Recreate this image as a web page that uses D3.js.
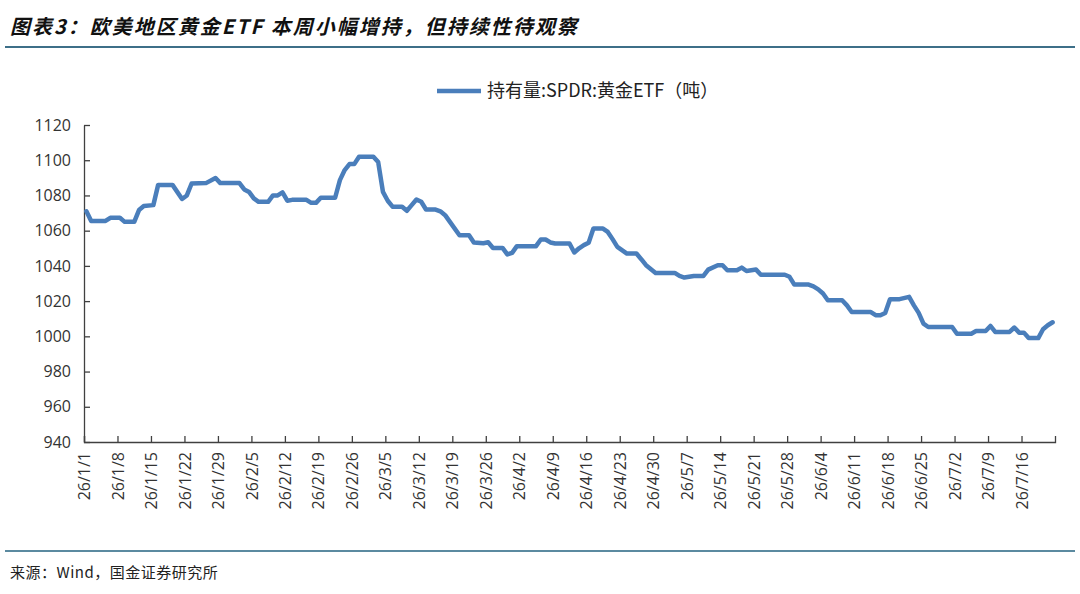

........

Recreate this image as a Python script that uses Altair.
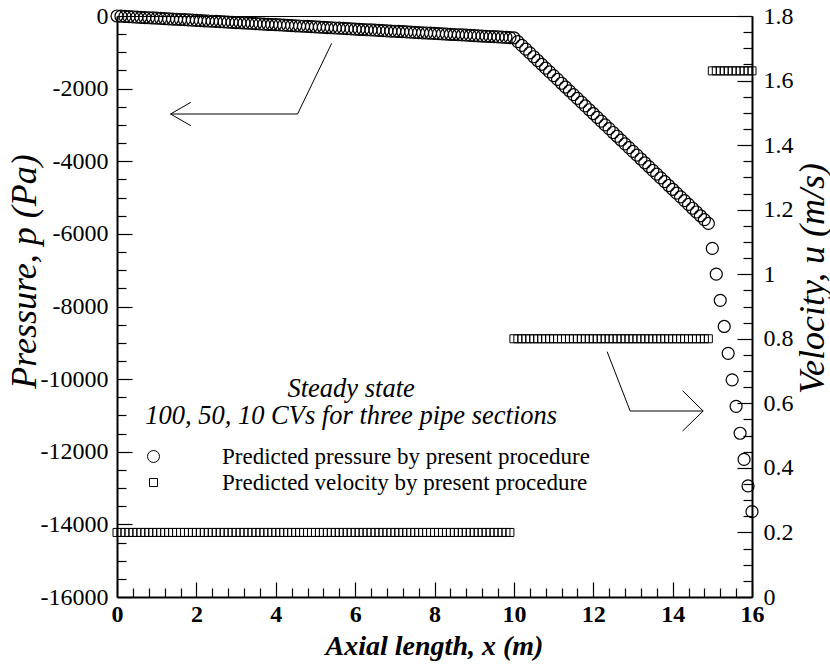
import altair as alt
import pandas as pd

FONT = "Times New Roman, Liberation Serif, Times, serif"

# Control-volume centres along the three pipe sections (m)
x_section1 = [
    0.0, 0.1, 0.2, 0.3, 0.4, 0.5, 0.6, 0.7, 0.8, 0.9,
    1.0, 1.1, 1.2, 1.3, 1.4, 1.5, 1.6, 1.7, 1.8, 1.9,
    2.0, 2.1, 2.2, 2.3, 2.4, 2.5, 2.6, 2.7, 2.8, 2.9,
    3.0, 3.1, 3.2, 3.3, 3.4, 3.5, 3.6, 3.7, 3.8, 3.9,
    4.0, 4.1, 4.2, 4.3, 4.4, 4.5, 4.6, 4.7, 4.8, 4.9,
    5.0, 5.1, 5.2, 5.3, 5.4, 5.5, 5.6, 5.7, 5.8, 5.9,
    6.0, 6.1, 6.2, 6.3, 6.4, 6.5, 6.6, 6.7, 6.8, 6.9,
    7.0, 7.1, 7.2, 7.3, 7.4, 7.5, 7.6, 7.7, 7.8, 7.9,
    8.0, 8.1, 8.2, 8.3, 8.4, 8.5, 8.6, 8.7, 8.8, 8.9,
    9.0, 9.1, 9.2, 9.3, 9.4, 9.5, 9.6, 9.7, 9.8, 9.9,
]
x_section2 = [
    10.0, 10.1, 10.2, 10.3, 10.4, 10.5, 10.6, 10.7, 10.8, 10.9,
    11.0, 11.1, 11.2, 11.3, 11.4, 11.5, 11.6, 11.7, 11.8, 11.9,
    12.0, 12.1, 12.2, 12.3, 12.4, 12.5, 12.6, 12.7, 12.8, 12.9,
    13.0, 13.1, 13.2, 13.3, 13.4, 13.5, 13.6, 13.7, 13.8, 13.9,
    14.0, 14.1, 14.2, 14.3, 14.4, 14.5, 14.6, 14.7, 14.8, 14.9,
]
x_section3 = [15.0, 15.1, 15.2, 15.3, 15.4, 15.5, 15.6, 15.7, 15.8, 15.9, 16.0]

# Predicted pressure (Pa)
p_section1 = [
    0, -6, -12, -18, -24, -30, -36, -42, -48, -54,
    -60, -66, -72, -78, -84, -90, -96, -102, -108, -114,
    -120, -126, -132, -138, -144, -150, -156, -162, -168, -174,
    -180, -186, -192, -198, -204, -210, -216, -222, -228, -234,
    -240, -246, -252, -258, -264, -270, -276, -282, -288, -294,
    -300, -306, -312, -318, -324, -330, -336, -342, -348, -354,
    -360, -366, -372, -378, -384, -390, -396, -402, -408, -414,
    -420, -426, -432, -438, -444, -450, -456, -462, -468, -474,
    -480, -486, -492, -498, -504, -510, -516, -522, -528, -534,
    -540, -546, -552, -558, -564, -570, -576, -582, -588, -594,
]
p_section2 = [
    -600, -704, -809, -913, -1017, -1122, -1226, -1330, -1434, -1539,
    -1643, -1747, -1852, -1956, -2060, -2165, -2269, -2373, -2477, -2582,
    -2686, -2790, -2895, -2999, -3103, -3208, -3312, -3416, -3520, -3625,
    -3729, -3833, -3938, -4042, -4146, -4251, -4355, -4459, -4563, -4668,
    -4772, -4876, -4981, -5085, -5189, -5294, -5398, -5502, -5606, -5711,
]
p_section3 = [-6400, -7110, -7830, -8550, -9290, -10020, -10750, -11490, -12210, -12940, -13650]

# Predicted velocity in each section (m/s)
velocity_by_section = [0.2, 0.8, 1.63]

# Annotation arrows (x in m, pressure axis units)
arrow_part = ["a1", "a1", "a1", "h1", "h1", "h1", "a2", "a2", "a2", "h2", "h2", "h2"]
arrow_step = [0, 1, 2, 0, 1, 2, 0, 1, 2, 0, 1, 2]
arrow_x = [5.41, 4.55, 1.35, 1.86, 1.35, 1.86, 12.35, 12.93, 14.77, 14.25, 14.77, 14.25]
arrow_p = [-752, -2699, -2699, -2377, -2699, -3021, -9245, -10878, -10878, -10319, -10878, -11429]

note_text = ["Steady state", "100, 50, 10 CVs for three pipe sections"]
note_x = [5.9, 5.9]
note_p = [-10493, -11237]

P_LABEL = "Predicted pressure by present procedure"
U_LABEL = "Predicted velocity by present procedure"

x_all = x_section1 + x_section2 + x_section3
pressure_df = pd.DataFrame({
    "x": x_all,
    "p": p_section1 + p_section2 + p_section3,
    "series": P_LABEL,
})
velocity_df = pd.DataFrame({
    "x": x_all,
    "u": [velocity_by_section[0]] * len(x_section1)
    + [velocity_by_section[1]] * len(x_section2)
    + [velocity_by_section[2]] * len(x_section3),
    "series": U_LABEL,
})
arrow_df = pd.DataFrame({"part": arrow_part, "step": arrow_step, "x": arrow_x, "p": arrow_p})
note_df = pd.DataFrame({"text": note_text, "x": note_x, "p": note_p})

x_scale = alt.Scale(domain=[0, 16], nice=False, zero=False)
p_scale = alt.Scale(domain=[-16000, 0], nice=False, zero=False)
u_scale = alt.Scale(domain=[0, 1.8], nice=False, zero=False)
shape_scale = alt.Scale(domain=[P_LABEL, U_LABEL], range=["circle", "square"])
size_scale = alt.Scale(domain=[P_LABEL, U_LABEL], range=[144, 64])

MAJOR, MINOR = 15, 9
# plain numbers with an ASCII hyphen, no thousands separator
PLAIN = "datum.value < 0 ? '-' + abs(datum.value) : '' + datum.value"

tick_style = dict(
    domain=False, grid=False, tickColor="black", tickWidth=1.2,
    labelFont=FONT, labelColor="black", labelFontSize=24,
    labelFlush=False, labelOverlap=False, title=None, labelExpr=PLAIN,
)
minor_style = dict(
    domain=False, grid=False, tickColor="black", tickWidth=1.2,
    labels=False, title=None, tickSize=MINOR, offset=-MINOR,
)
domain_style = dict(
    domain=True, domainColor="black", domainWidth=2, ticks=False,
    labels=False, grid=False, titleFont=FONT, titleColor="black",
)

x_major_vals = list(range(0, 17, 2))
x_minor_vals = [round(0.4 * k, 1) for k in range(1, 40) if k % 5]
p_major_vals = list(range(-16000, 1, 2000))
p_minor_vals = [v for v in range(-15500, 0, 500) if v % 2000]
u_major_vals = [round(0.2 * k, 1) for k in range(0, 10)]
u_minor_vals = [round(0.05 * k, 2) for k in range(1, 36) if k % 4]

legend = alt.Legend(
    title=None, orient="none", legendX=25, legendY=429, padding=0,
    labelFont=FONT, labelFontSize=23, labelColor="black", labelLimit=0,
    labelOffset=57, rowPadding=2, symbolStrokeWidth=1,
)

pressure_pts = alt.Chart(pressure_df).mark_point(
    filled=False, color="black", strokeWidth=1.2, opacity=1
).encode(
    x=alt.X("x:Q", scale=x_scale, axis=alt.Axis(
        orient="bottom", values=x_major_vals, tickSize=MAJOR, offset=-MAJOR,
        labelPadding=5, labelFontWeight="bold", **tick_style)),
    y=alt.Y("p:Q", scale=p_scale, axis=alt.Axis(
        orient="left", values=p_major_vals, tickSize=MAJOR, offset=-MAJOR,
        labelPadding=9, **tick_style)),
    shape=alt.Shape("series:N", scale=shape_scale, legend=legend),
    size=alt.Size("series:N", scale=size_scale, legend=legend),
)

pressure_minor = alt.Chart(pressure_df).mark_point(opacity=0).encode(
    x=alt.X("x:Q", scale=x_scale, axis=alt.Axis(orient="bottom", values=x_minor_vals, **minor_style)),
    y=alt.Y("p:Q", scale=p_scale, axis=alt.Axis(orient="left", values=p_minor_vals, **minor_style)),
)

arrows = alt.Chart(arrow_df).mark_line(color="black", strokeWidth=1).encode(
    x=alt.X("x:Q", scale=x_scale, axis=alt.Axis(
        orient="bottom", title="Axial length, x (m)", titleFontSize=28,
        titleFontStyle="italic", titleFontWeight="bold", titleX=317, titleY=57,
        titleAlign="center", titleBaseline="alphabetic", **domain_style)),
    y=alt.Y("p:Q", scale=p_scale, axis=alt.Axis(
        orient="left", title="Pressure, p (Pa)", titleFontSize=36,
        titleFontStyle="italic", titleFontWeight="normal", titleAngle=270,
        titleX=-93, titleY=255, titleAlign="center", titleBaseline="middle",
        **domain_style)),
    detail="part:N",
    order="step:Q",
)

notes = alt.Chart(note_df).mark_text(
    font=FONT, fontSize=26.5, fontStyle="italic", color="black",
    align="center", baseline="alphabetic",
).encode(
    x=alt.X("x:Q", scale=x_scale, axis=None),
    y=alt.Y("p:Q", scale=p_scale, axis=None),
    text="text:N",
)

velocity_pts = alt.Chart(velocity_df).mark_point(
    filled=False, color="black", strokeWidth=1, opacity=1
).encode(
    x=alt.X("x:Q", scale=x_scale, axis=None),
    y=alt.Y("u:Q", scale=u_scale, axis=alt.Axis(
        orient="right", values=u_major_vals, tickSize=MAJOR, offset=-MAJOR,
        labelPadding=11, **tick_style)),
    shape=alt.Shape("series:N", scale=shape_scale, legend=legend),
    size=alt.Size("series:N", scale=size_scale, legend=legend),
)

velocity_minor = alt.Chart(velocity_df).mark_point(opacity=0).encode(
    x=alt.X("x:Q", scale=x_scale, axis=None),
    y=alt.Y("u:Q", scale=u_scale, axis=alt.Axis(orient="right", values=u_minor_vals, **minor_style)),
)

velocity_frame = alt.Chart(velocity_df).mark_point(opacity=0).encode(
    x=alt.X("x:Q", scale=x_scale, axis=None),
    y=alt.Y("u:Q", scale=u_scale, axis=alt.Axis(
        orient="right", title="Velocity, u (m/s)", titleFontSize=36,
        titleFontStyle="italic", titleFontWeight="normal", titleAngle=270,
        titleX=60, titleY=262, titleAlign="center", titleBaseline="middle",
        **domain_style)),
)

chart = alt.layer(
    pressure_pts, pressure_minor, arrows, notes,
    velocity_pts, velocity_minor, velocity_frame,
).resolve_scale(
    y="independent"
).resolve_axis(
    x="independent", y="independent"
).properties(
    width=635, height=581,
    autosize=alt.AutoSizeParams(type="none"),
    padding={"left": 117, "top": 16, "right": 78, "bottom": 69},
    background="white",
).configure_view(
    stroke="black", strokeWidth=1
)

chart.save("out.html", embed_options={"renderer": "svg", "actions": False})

........

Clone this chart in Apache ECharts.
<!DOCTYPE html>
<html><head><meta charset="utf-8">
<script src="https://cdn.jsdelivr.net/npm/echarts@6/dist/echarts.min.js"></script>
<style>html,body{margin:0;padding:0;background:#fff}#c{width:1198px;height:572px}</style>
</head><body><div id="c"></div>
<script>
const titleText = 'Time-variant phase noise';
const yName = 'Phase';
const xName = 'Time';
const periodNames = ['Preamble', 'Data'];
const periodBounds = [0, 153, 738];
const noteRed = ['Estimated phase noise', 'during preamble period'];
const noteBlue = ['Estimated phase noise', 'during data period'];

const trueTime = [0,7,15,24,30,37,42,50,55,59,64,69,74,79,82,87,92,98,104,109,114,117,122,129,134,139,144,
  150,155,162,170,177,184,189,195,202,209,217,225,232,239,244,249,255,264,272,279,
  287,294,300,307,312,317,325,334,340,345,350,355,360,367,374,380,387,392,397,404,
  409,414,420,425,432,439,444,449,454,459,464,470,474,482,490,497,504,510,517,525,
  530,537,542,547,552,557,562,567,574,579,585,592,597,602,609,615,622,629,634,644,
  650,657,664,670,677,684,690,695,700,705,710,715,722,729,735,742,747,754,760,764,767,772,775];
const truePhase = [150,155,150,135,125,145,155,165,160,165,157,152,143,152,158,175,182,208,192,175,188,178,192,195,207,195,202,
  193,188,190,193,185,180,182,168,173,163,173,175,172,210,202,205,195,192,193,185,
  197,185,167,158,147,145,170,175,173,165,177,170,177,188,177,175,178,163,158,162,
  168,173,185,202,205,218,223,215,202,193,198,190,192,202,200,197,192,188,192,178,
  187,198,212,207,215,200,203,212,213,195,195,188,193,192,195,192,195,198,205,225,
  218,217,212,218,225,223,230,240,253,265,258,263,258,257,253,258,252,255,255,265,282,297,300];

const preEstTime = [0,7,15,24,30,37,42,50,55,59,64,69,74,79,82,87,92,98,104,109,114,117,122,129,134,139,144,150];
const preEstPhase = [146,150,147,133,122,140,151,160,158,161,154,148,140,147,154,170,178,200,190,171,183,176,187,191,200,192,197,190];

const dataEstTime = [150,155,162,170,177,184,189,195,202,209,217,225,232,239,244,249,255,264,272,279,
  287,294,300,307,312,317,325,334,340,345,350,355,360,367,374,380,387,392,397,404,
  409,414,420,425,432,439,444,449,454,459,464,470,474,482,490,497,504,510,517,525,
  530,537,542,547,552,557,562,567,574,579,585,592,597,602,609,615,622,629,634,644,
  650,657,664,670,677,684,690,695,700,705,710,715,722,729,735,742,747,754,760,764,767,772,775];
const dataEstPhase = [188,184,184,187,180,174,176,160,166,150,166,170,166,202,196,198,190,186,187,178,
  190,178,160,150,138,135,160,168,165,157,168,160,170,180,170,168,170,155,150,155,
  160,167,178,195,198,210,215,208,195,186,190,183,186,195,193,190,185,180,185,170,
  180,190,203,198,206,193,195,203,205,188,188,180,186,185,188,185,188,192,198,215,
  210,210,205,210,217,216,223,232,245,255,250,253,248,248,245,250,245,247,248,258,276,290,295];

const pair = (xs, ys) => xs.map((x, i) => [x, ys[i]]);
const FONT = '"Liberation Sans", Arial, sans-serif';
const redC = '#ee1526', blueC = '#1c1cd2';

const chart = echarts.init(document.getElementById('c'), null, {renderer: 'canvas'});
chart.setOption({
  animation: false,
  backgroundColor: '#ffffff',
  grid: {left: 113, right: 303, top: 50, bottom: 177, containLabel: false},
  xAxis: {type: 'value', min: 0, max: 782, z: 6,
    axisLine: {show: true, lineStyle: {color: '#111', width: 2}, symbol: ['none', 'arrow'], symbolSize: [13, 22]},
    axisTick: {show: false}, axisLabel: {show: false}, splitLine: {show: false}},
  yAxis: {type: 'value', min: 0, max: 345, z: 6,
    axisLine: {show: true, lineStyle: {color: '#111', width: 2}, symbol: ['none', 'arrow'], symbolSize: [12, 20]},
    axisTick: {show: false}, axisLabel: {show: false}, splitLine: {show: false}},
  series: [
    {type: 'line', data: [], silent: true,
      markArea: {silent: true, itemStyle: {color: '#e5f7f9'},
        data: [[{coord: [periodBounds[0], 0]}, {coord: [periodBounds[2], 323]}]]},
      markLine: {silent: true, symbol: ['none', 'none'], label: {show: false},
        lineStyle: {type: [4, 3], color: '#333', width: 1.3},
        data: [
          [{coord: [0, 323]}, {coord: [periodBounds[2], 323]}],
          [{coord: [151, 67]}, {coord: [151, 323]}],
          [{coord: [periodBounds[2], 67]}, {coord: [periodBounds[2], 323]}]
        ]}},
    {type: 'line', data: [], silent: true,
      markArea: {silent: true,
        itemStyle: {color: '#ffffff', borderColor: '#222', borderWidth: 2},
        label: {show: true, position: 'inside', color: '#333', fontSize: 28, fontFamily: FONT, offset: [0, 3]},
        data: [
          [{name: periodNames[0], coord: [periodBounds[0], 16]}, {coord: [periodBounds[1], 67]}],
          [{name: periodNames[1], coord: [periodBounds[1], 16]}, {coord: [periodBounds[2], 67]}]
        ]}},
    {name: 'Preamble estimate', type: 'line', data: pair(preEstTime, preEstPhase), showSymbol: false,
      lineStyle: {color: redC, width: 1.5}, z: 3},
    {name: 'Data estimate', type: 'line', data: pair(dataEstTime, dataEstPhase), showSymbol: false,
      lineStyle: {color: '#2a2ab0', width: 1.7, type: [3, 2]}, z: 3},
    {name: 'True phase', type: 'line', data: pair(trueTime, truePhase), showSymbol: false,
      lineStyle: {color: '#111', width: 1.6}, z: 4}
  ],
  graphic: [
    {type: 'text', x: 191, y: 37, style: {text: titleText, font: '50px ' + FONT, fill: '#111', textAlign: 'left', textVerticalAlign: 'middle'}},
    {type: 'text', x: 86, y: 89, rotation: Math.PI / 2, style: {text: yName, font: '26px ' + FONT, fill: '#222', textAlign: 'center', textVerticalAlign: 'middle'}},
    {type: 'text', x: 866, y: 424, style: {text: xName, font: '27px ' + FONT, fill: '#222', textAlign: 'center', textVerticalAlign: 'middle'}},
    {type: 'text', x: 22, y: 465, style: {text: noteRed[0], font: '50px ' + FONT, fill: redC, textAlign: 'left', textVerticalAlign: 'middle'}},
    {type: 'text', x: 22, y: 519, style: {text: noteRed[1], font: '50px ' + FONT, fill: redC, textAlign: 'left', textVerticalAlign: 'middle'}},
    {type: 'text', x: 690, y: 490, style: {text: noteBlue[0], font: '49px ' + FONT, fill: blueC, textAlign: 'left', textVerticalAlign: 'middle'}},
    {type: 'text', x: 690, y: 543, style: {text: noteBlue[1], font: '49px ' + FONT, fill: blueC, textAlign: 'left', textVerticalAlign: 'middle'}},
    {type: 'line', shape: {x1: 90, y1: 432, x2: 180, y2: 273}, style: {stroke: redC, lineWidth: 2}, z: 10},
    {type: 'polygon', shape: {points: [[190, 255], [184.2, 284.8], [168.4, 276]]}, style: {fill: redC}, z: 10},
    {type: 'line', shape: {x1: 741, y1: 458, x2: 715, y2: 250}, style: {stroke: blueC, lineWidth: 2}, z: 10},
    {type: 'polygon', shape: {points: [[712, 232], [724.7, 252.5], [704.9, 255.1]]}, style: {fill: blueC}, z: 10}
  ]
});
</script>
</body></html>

........

Written request:
Word for word, restate the lines beginning with the one that has "Recreate this image as a Python" and ending with the one that has "New Roman, Liberation". Keep both ends and skip any pictures.

Final result:
Recreate this image as a Python script that uses Altair.
import altair as alt
import pandas as pd

FONT = "Times New Roman, Liberation Serif, Times, serif"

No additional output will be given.